Avec le concours, à partir de septembre, le ton change durant ces réunions. Toute l’équipe partage l’objectif de participer au concours sans espérer obligatoirement gagner un prix. « On constatait que ça allait mieux entre elles dès qu’on parlait du concours, témoigne Blandine Graindorge. Les regards, les gestes, les plaisanteries… on ne voyait pas ça avant. »

Accorder de l’autonomie

Thomas et Blandine Graindorge se tiennent à distance du projet. Depuis plusieurs années, Sonia avait demandé si elle pouvait présenter des bêtes aux comices locaux. Thomas ne s’y était pas opposé sur le principe, mais l’urgence du quotidien avait repoussé année après année la concrétisation de cette idée.

Quand la demande a de nouveau émergé, les exploitants ont gardé le même accord de principe  : rester disponible mais sans intervenir. « On les a laissés faire. C’est un petit entraînement à la cohésion de l’équipe », reconnaît Blandine Graindorge. Les trois salariées ont pour la plupart une expérience des concours. Elles ont les compétences techniques et administratives nécessaires. Thomas Graindorge confirme  : « Lorsque je les vois discuter ensemble autour d’une bête, je n’interviens pas. »
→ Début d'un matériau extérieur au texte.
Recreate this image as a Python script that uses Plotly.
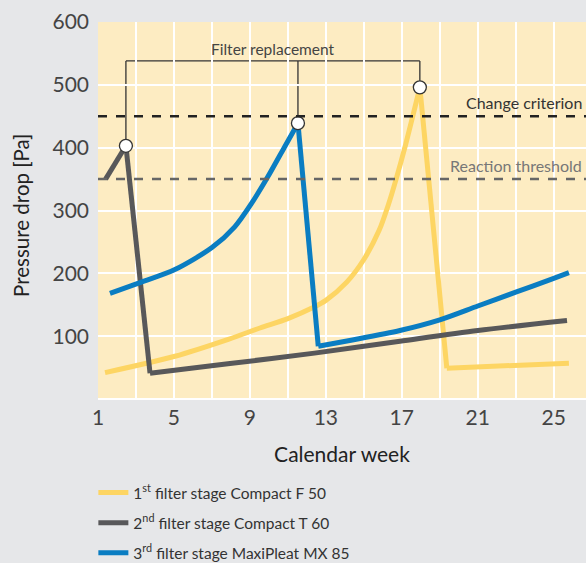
import plotly.graph_objects as go

# ---- data ----
stage1_name = "1<sup>st</sup> filter stage Compact F 50"
stage1_week = [1.37, 5.05, 7.86, 9.53, 11.0, 12.35, 13.0, 14.1, 15.0, 15.8, 16.3, 16.7, 17.2, 17.95, 19.37, 25.8]
stage1_pa   = [42,   68,   95,   113,  128,  146,   157,  186,  222,  268,  310,  350,  405,  496,   49,    57]

stage2_name = "2<sup>nd</sup> filter stage Compact T 60"
stage2_week = [1.4, 2.47, 3.74, 7.84, 12.4, 16.9, 21.0, 25.7]
stage2_pa   = [350, 403,  41,   56,   73,   92,   109,  125]

stage3_name = "3<sup>rd</sup> filter stage MaxiPleat MX 85"
stage3_week = [1.63, 3.1, 5.05, 7.0, 8.2, 9.1, 9.95, 10.84, 11.53, 12.6, 14.4, 16.9, 19.0, 21.0, 23.0, 25.0, 25.8]
stage3_pa   = [168,  184, 206,  241, 274, 312, 354,  402,   439,   84,   94,   109,  126,  148,  170,  192,  201]

change_criterion = 450
reaction_threshold = 350
bracket_level = 538

x_ticks = [1, 5, 9, 13, 17, 21, 25]
y_ticks = [100, 200, 300, 400, 500, 600]

# ---- style ----
YELLOW = "#fdd563"
GREY = "#58585a"
BLUE = "#0a7dc2"
FONT = "Lato"

fig = go.Figure()
series = [
    (stage1_name, stage1_week, stage1_pa, YELLOW),
    (stage2_name, stage2_week, stage2_pa, GREY),
    (stage3_name, stage3_week, stage3_pa, BLUE),
]
for name, xs, ys, col in series:
    p = ys.index(max(ys))      # filter replaced at the peak
    b = p + 1                  # clean filter right after
    segs = [(0, p + 1, "spline"), (p, b + 1, "linear"), (b, len(xs), "spline")]
    first = True
    for s, e, shape in segs:
        if e - s < 2:
            continue
        fig.add_trace(go.Scatter(
            x=xs[s:e], y=ys[s:e], mode="lines", name=name, legendgroup=name,
            showlegend=first, hoverinfo="skip",
            line=dict(color=col, width=5, shape=shape, smoothing=0.8 if shape == "spline" else None)))
        first = False

# replacement peaks
peaks = []
for xs, ys in [(stage2_week, stage2_pa), (stage3_week, stage3_pa), (stage1_week, stage1_pa)]:
    i = ys.index(max(ys))
    peaks.append((xs[i], ys[i]))
peak_x = [p[0] for p in peaks]
peak_y = [p[1] for p in peaks]

# bracket connecting peaks (drawn beneath the markers)
for px, py in peaks:
    fig.add_shape(type="line", x0=px, x1=px, y0=py, y1=bracket_level, xref="x", yref="y",
                  line=dict(color="#333333", width=1.3), layer="below")
fig.add_shape(type="line", x0=min(peak_x), x1=max(peak_x), y0=bracket_level, y1=bracket_level,
              xref="x", yref="y", line=dict(color="#333333", width=1.3), layer="below")

fig.add_trace(go.Scatter(x=peak_x, y=peak_y, mode="markers", showlegend=False, hoverinfo="skip",
                         marker=dict(size=13, color="white", line=dict(color="#333333", width=1.3))))

# threshold lines
fig.add_shape(type="line", xref="paper", x0=0, x1=1, yref="y", y0=change_criterion, y1=change_criterion,
              line=dict(color="#222222", width=2.5, dash="dash"))
fig.add_shape(type="line", xref="paper", x0=0, x1=1, yref="y", y0=reaction_threshold, y1=reaction_threshold,
              line=dict(color="#666666", width=2.5, dash="dash"))

fig.add_annotation(text="Change criterion", xref="paper", x=0.995, xanchor="right", yref="y",
                   y=change_criterion, yanchor="bottom", yshift=2, showarrow=False,
                   font=dict(family=FONT, size=16, color="#333333"))
fig.add_annotation(text="Reaction threshold", xref="paper", x=0.995, xanchor="right", yref="y",
                   y=reaction_threshold, yanchor="bottom", yshift=2, showarrow=False,
                   font=dict(family=FONT, size=16, color="#777777"))
fig.add_annotation(text="Filter replacement", x=(min(peak_x) + max(peak_x)) / 2, y=bracket_level,
                   yanchor="bottom", yshift=1, showarrow=False,
                   font=dict(family=FONT, size=15.5, color="#444444"))

# y-axis title
fig.add_annotation(text="Pressure drop [Pa]", xref="paper", x=-0.158, xanchor="center",
                   yref="paper", y=0.488, yanchor="middle", textangle=-90, showarrow=False,
                   font=dict(family=FONT, size=20.5, color="#222222"))

fig.update_layout(
    width=586, height=563,
    margin=dict(l=98, r=0, t=22, b=164, autoexpand=False),
    paper_bgcolor="#e6e7e9", plot_bgcolor="#fdecc2",
    font=dict(family=FONT, color="#333333"),
    showlegend=True,
    legend=dict(x=-0.0095, xanchor="left", y=-0.204, yanchor="top", bgcolor="rgba(0,0,0,0)",
                font=dict(family=FONT, size=15.5, color="#333333"), tracegroupgap=7),
    xaxis=dict(range=[1, 26.7], tickvals=x_ticks, showgrid=True, gridcolor="white", gridwidth=1.5,
               minor=dict(tick0=1, dtick=2, showgrid=True, gridcolor="white", gridwidth=1.5),
               zeroline=False, showline=False, ticks="", ticklabelstandoff=4, automargin=False,
               tickfont=dict(family=FONT, size=21, color="#444444"),
               title=dict(text="Calendar week", font=dict(family=FONT, size=21, color="#222222"), standoff=19)),
    yaxis=dict(range=[0, 600], tickvals=y_ticks, showgrid=True, gridcolor="white", gridwidth=1.5,
               zeroline=True, zerolinecolor="white", zerolinewidth=1.5, showline=False, ticks="",
               ticklabelstandoff=8, automargin=False,
               tickfont=dict(family=FONT, size=21, color="#444444")),
)

fig.write_html("out.html", config={"displayModeBar": False},
               post_script="document.body.style.margin='0';document.body.style.overflow='hidden';")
Ce sont les salariées elles-mêmes qui ont proposé de participer au concours interrégional prim’holstein d’Alençon  : (de gauche à droite) Emie, Manon et Sonia, qui présentent les deux vaches Mauve et Jhaïti. © E. Young

Reconnaître son ignorance

Thomas et Blandine ont reconnu d’emblée leur ignorance du monde des concours spéciaux. Il y a bien des plaques sur le mur de la ferme, mais elles datent des années 1980. Le père de Thomas Graindorge, qui exploitait à huit kilomètres d’ici, n’y participait jamais. Thomas ne se voit pas faire semblant de savoir. Alors il admet qu’il ne sera pas d’un grand secours au milieu des salariées déjà expérimentées.

Il avoue même que l’idée ne lui serait pas venue spontanément, mais a immédiatement perçu une opportunité de créer des liens. « Déjà, elles partagent manifestement la même ardeur à participer à ce concours. Ça fait plaisir à voir », s’enthousiasme-t-il. De plus, Sonia, qui participe depuis dix ans aux plans d’accouplement du troupeau, peut y trouver une forme de reconnaissance de long terme de ce travail. Enfin, l’initiative a favorisé l’intégration de Manon, arrivée plus récemment et moins expérimentée.

Formaliser les réussites

Après le concours, Blandine Graindorge met le compte-rendu de ce projet à l’ordre du jour des réunions hebdomadaires. Les vaches n’ont pas obtenu de distinction à ce concours assez relevé. Ce n’était ni l’objectif des exploitants, ni celui affiché par les salariées. « Ce n’est pas grave si on ne gagne pas ; nous avons été heureuses de travailler ensemble », lance Manon la veille du concours. Durant quelque temps, les réunions du jeudi serviront à dresser un bilan collectif de cette initiative.

À partir de janvier, les leçons tirées de ce bilan seront partagées durant les entretiens individuels annuels et inscrits dans les lettres de mission de chacune. « Cet engagement et cette passion mis dans cette expérience contribueront à renforcer la cohésion de l’équipe dans son travail quotidien », prévoit Thomas Graindorge. Du coup, en gardant un œil plus distant sur une équipe plus cohérente, il pourra consacrer plus de temps à l’atelier de transformation.